GIVEN PROBLEM => Your output is the lines from the first one to the one containing "(283,487) rectangle (299,492);", repeated exactly, with images left out.

MATERIAL PROVIDED =>

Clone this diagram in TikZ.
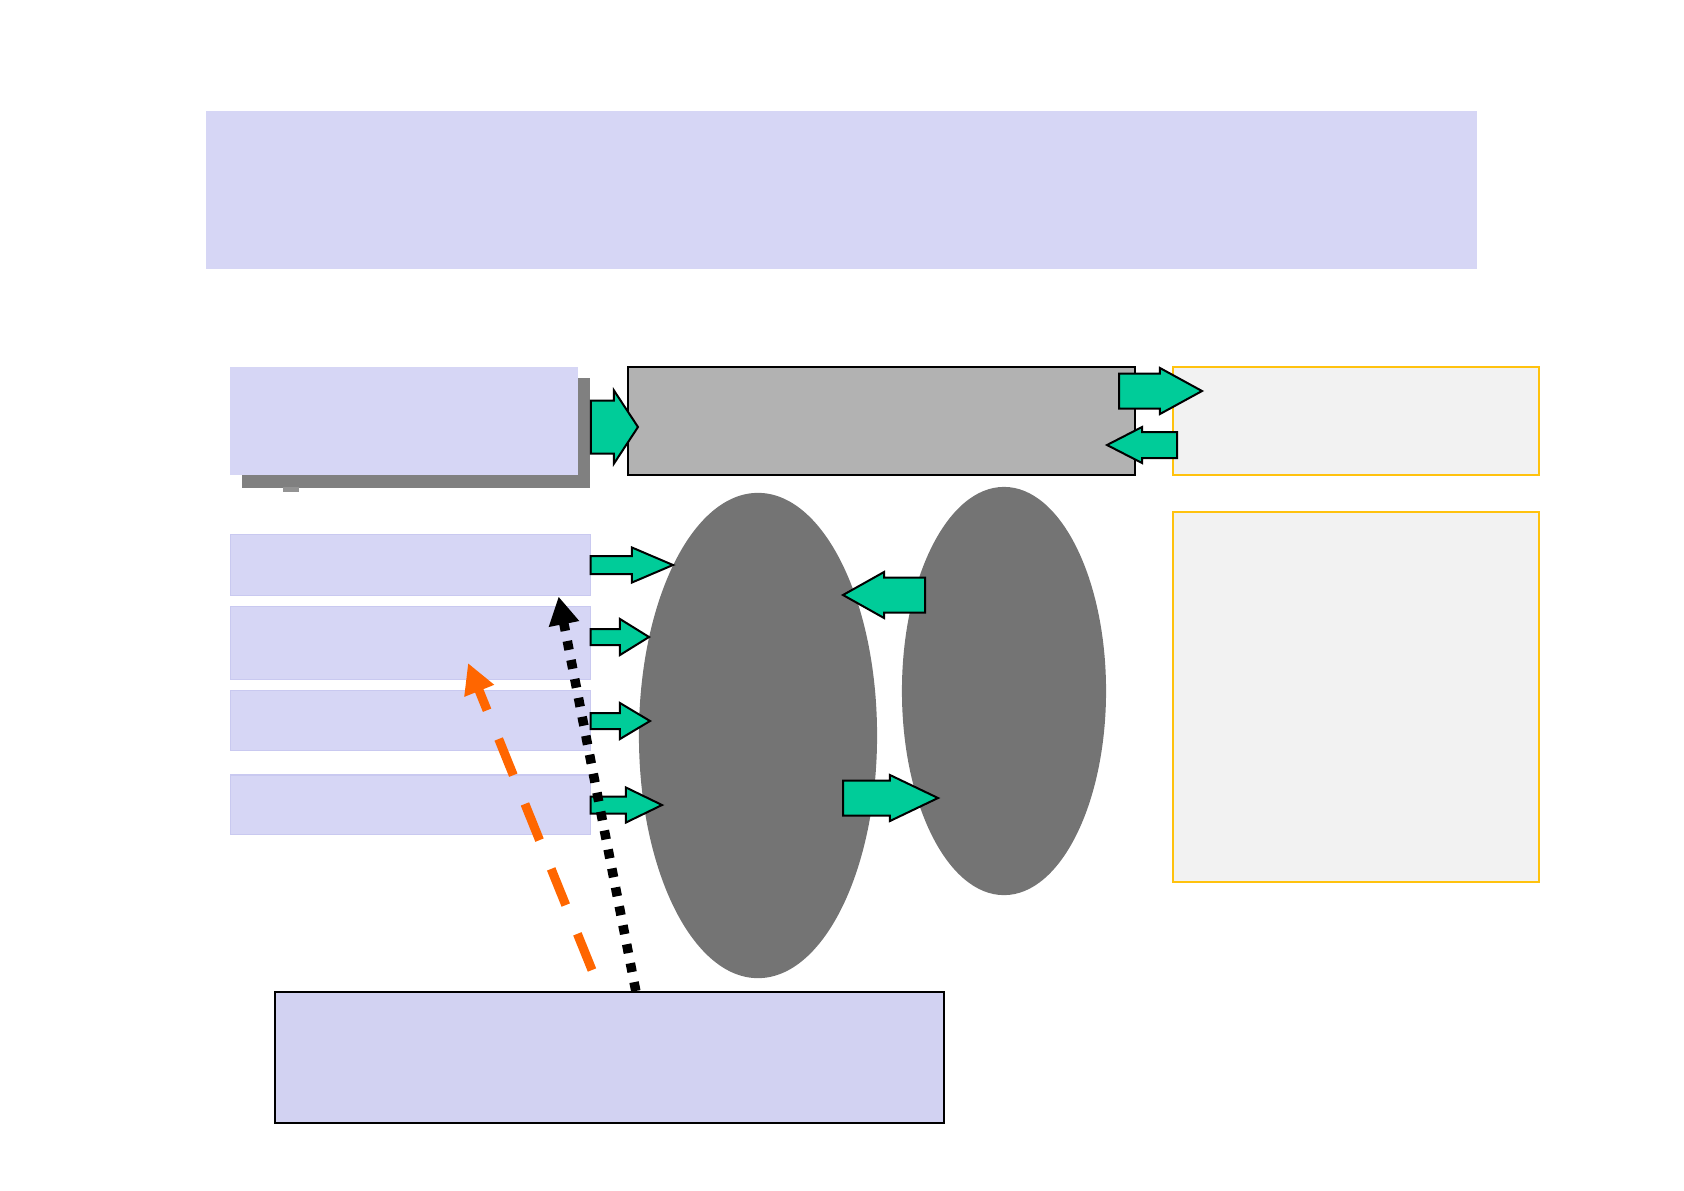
\documentclass[tikz,border=0pt]{standalone}
\usepackage{tikz}
\usetikzlibrary{arrows.meta,shapes.geometric,calc}

\definecolor{lavender}{HTML}{D6D6F5}
\definecolor{lavline}{HTML}{C9C9F0}
\definecolor{lavdark}{HTML}{D2D2F2}
\definecolor{coregray}{HTML}{B2B2B2}
\definecolor{ellgray}{HTML}{747474}
\definecolor{shadowgray}{HTML}{808080}
\definecolor{mint}{HTML}{00CC99}
\definecolor{amber}{HTML}{FFC20E}
\definecolor{paper}{HTML}{F2F2F2}
\definecolor{flame}{HTML}{FF6600}

% tail, tip, head length, half body, half head (same y for tail and tip)
\newcommand{\fatarrow}[5]{%
	\coordinate (hb) at ($(#2)!#3!(#1)$);
	\draw[fill=mint,draw=black,line width=0.2mm,line join=miter]
		($(#1)+(0,#4)$) -- ($(hb)+(0,#4)$) -- ($(hb)+(0,#5)$) -- (#2)
		-- ($(hb)+(0,-#5)$) -- ($(hb)+(0,-#4)$) -- ($(#1)+(0,-#4)$) -- cycle;
}

\begin{document}
\begin{tikzpicture}[x=0.01cm,y=-0.01cm]
	\useasboundingbox (0,0) rectangle (1684,1190);

	\begin{scope}[every node/.style={rectangle,inner sep=0pt,fill=lavender}]
	    \node[minimum width=127.1mm,minimum height=15.8mm] (title) at (841.5,190) {};
	    \node[fill=shadowgray,minimum width=34.8mm,minimum height=11mm] (shadow) at (416,433) {};
	    \node[minimum width=34.8mm,minimum height=10.8mm] (in1) at (404,421) {};
	\end{scope}
	\fill[shadowgray!85] (283,487) rectangle (299,492);

	\begin{scope}[every node/.style={rectangle,inner sep=0pt,fill=lavender,draw=lavline,line width=0.1mm,minimum width=35.9mm}]
	    \node[minimum height=6mm] (in2) at (410.5,565) {};
	    \node[minimum height=7.2mm] (in3) at (410.5,643) {};
	    \node[minimum height=5.9mm] (in4) at (410.5,720.5) {};
	    \node[minimum height=5.9mm] (in5) at (410.5,804.5) {};
	\end{scope}

	\begin{scope}[every node/.style={rectangle,inner sep=0pt,line width=0.2mm}]
	    \node[fill=coregray,draw=black,minimum width=50.7mm,minimum height=10.8mm] (core) at (881.5,421) {};
	    \node[fill=paper,draw=amber,minimum width=36.6mm,minimum height=10.8mm] (out1) at (1356,421) {};
	    \node[fill=paper,draw=amber,minimum width=36.6mm,minimum height=37mm] (out2) at (1356,697) {};
	    \node[fill=lavdark,draw=black,minimum width=66.9mm,minimum height=13.1mm] (base) at (609.5,1057.5) {};
	\end{scope}

	\begin{scope}[every node/.style={ellipse,inner sep=0pt,fill=ellgray}]
	    \node[minimum width=23.8mm,minimum height=48.5mm] (ell1) at (758,735.5) {};
	    \node[minimum width=20.4mm,minimum height=40.8mm] (ell2) at (1004,691) {};
	\end{scope}

	% block arrows
	\coordinate (a0) at (638,427);
	\coordinate (b1) at (1202,391);
	\coordinate (b2) at (1107,445);
	\coordinate (a1) at (673,565);
	\coordinate (a2) at (649,637);
	\coordinate (a3) at (650,721);
	\coordinate (a4) at (662,805);
	\coordinate (c1) at (843,595);
	\coordinate (c2) at (938,798);
	\fatarrow{shadow.east |- a0}{a0}{2.4mm}{26.5}{36.5}
	\fatarrow{1119,391}{b1}{4.2mm}{17.5}{23}
	\fatarrow{1177,445}{b2}{3.5mm}{13}{18}
	\fatarrow{in2.east |- a1}{a1}{4.1mm}{9}{17.5}
	\fatarrow{in3.east |- a2}{a2}{2.9mm}{8}{18}
	\fatarrow{in4.east |- a3}{a3}{3mm}{8}{18}
	\fatarrow{in5.east |- a4}{a4}{3.6mm}{8.5}{17.5}
	\fatarrow{925,595}{c1}{4.1mm}{17.5}{23}
	\fatarrow{843,798}{c2}{4.8mm}{17.5}{23}

	\coordinate (oS) at (592,970);
	\coordinate (oE) at (468,663);
	\coordinate (dS) at ($(base.north west)+(362,0)$);
	\coordinate (dE) at ($(in2.south east)+(-32,1)$);
	\begin{scope}[line cap=butt]
	    \draw[flame,line width=0.9mm,dash pattern=on 3.9mm off 3.1mm,
	          -{Triangle[length=3mm,width=3mm]}] (oS) -- (oE);
	    \draw[black,line width=0.95mm,dash pattern=on 0.9mm off 1.03mm,
	          -{Triangle[length=2.8mm,width=2.9mm]}] (dS) -- (dE);
	\end{scope}
\end{tikzpicture}
\end{document}
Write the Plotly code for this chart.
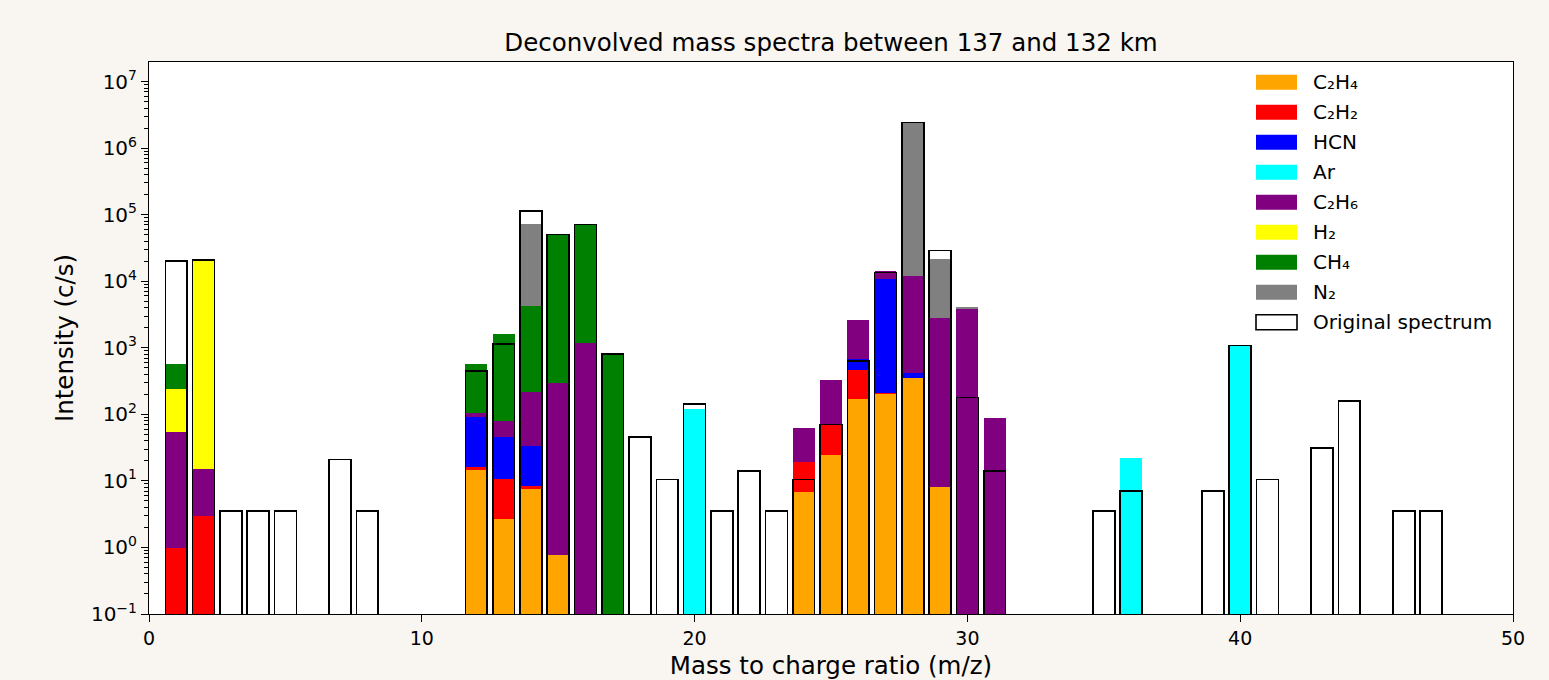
import plotly.graph_objects as go

# ---------------- data ----------------
C2H4_mz = [12, 13, 14, 15, 24, 25, 26, 27, 28, 29]
C2H4_val = [14.6, 2.66, 7.75, 0.77, 6.8, 24.2, 168, 208, 350, 8.1]

C2H2_mz = [1, 2, 12, 13, 14, 24, 25, 26, 27]
C2H2_val = [0.98, 2.95, 1.6, 8.2, 0.55, 12.4, 46.5, 288, 2]

HCN_mz = [12, 13, 14, 26, 27, 28]
HCN_val = [75, 34.7, 24.7, 211, 10730, 66]

Ar_mz = [20, 36, 40]
Ar_val = [120, 21.9, 1082]

C2H6_mz = [1, 2, 12, 13, 14, 15, 16, 24, 25, 26, 27, 28, 29, 30, 31]
C2H6_val = [52.6, 12, 13, 33.4, 180, 293, 1172, 42.3, 263, 1990, 3330, 11444, 2837, 3882, 87]

H2_mz = [1, 2]
H2_val = [183, 20985]

CH4_mz = [1, 12, 13, 14, 15, 16, 17]
CH4_val = [344, 457, 1506, 4097, 50300, 70230, 802]

N2_mz = [14, 28, 29, 30]
N2_val = [68790, 2.408e6, 18955, 233]

orig_mz = [1, 2, 3, 4, 5, 7, 8, 12, 13, 14, 15, 16, 17, 18, 19, 20, 21, 22, 23,
           24, 25, 26, 27, 28, 29, 30, 31, 35, 36, 39, 40, 41, 43, 44, 46, 47]
orig_val = [20000, 21000, 3.5, 3.5, 3.5, 21, 3.5, 446, 1148, 114500, 50600, 71400,
            802, 45.5, 10.5, 143, 3.5, 14, 3.5, 10.5, 70, 629, 13600, 2.42e6, 29100,
            180, 14, 3.5, 7, 7, 1082, 10.5, 31.5, 157.5, 3.5, 3.5]
orig_name = "Original spectrum"

species_names = ["C₂H₄", "C₂H₂", "HCN", "Ar", "C₂H₆", "H₂", "CH₄", "N₂"]
species_colors = ["#FFA500", "#FF0000", "#0000FF", "#00FFFF", "#800080", "#FFFF00", "#008000", "#808080"]
species_mz = [C2H4_mz, C2H2_mz, HCN_mz, Ar_mz, C2H6_mz, H2_mz, CH4_mz, N2_mz]
species_val = [C2H4_val, C2H2_val, HCN_val, Ar_val, C2H6_val, H2_val, CH4_val, N2_val]

y_tickvals = [1e-1, 1e0, 1e1, 1e2, 1e3, 1e4, 1e5, 1e6, 1e7]
y_ticktext = ["10<sup>−1</sup>", "10<sup>0</sup>", "10<sup>1</sup>", "10<sup>2</sup>",
              "10<sup>3</sup>", "10<sup>4</sup>", "10<sup>5</sup>", "10<sup>6</sup>",
              "10<sup>7</sup>"]
x_tickvals = [0, 10, 20, 30, 40, 50]

# ---------------- layout geometry (pixels) ----------------
W, H = 1549, 680
L, R, T, B = 149, 36, 62, 66
PW, PH = W - L - R, H - T - B


def px_x(px):
    return (px - L) / PW


def px_y(py):
    return (H - B - py) / PH


FONT = "DejaVu Sans"
fig = go.Figure()

for name, color, mzs, vals in zip(species_names, species_colors, species_mz, species_val):
    fig.add_trace(go.Bar(
        x=mzs, y=vals, name=name, width=0.8, showlegend=False,
        marker=dict(color=color, line=dict(width=0)),
        xaxis="x", yaxis="y",
    ))

fig.add_trace(go.Bar(
    x=orig_mz, y=orig_val, name=orig_name, width=0.8, showlegend=False,
    marker=dict(color="rgba(0,0,0,0)", line=dict(color="black", width=1.6)),
    xaxis="x2", yaxis="y2",
))

# ---------------- legend (drawn like matplotlib's) ----------------
shapes = []
annotations = []
leg_names = species_names + [orig_name]
leg_fill = species_colors + ["white"]
for i, (nm, fc) in enumerate(zip(leg_names, leg_fill)):
    cy = 82.2 + 30 * i
    is_orig = nm == orig_name
    shapes.append(dict(
        type="rect", xref="paper", yref="paper", layer="above",
        x0=px_x(1256), x1=px_x(1297), y0=px_y(cy + 7.5), y1=px_y(cy - 7.5),
        fillcolor=fc,
        line=dict(color="black" if is_orig else fc, width=1.6 if is_orig else 0),
    ))
    annotations.append(dict(
        text=nm, xref="paper", yref="paper", x=px_x(1311), y=px_y(cy),
        xanchor="left", yanchor="middle", showarrow=False,
        font=dict(family=FONT, size=20, color="black"),
    ))

minor_vals = [k * 10 ** e for e in range(-1, 8) for k in range(2, 10)]

yrange = [-1, 7.294]
fig.update_layout(
    width=W, height=H, autosize=False,
    barmode="stack",
    showlegend=False,
    paper_bgcolor="#f9f6f1",
    plot_bgcolor="white",
    margin=dict(l=L, r=R, t=T, b=B),
    font=dict(family=FONT, color="black", size=18),
    title=dict(text="Deconvolved mass spectra between 137 and 132 km",
               x=0.5, xref="paper", y=1 - 42 / H, yref="container",
               xanchor="center", yanchor="middle",
               font=dict(family=FONT, size=24.5, color="black")),
    xaxis=dict(range=[0, 50], tickmode="array", tickvals=x_tickvals,
               ticks="outside", ticklen=7, tickwidth=1, tickcolor="black",
               showline=True, linecolor="black", linewidth=1, mirror=True,
               showgrid=False, zeroline=False, automargin=False,
               tickfont=dict(family=FONT, size=19, color="black"),
               title=dict(text="Mass to charge ratio (m/z)", standoff=15,
                          font=dict(family=FONT, size=24.5, color="black"))),
    yaxis=dict(type="log", range=yrange, tickmode="array",
               tickvals=y_tickvals, ticktext=y_ticktext,
               ticks="outside", ticklen=7, tickwidth=1, tickcolor="black",
               minor=dict(tickmode="array", tickvals=minor_vals, ticks="outside",
                          ticklen=4, tickwidth=1, tickcolor="black", showgrid=False),
               showline=True, linecolor="black", linewidth=1, mirror=True,
               showgrid=False, zeroline=False, automargin=False,
               tickfont=dict(family=FONT, size=20, color="black"),
               title=dict(text="Intensity (c/s)", standoff=10,
                          font=dict(family=FONT, size=24.5, color="black"))),
    xaxis2=dict(range=[0, 50], overlaying="x", anchor="y2", visible=False),
    yaxis2=dict(type="log", range=yrange, overlaying="y", anchor="x2", visible=False),
    shapes=shapes,
    annotations=annotations,
)

fig.write_html("out.html")
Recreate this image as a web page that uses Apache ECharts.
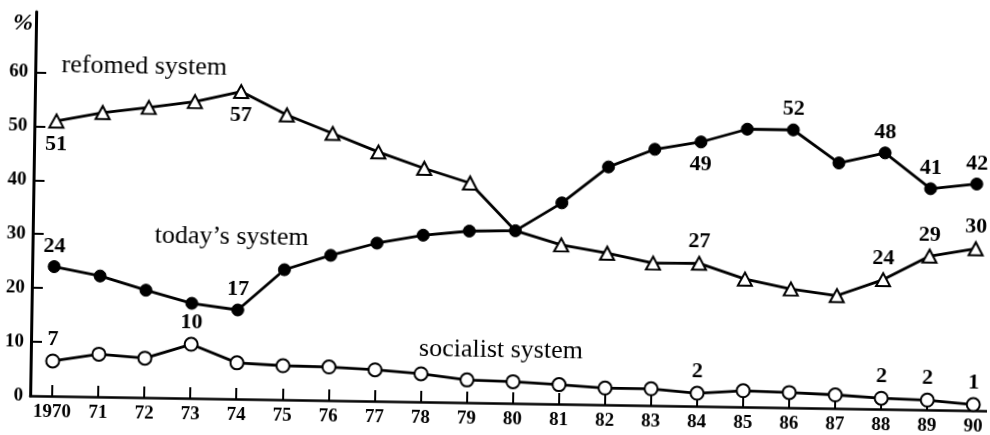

SOLUTION BELOW =>
Clone this diagram in TikZ.
\documentclass[tikz,border=0pt]{standalone}
\usepackage{tikz}
\usetikzlibrary{arrows.meta,shapes.geometric,calc}

\definecolor{lavender}{HTML}{D6D6F5}
\definecolor{lavline}{HTML}{C9C9F0}
\definecolor{lavdark}{HTML}{D2D2F2}
\definecolor{coregray}{HTML}{B2B2B2}
\definecolor{ellgray}{HTML}{747474}
\definecolor{shadowgray}{HTML}{808080}
\definecolor{mint}{HTML}{00CC99}
\definecolor{amber}{HTML}{FFC20E}
\definecolor{paper}{HTML}{F2F2F2}
\definecolor{flame}{HTML}{FF6600}

% tail, tip, head length, half body, half head (same y for tail and tip)
\newcommand{\fatarrow}[5]{%
	\coordinate (hb) at ($(#2)!#3!(#1)$);
	\draw[fill=mint,draw=black,line width=0.2mm,line join=miter]
		($(#1)+(0,#4)$) -- ($(hb)+(0,#4)$) -- ($(hb)+(0,#5)$) -- (#2)
		-- ($(hb)+(0,-#5)$) -- ($(hb)+(0,-#4)$) -- ($(#1)+(0,-#4)$) -- cycle;
}

\begin{document}
\begin{tikzpicture}[x=0.01cm,y=-0.01cm]
	\useasboundingbox (0,0) rectangle (1684,1190);

	\begin{scope}[every node/.style={rectangle,inner sep=0pt,fill=lavender}]
	    \node[minimum width=127.1mm,minimum height=15.8mm] (title) at (841.5,190) {};
	    \node[fill=shadowgray,minimum width=34.8mm,minimum height=11mm] (shadow) at (416,433) {};
	    \node[minimum width=34.8mm,minimum height=10.8mm] (in1) at (404,421) {};
	\end{scope}
	\fill[shadowgray!85] (283,487) rectangle (299,492);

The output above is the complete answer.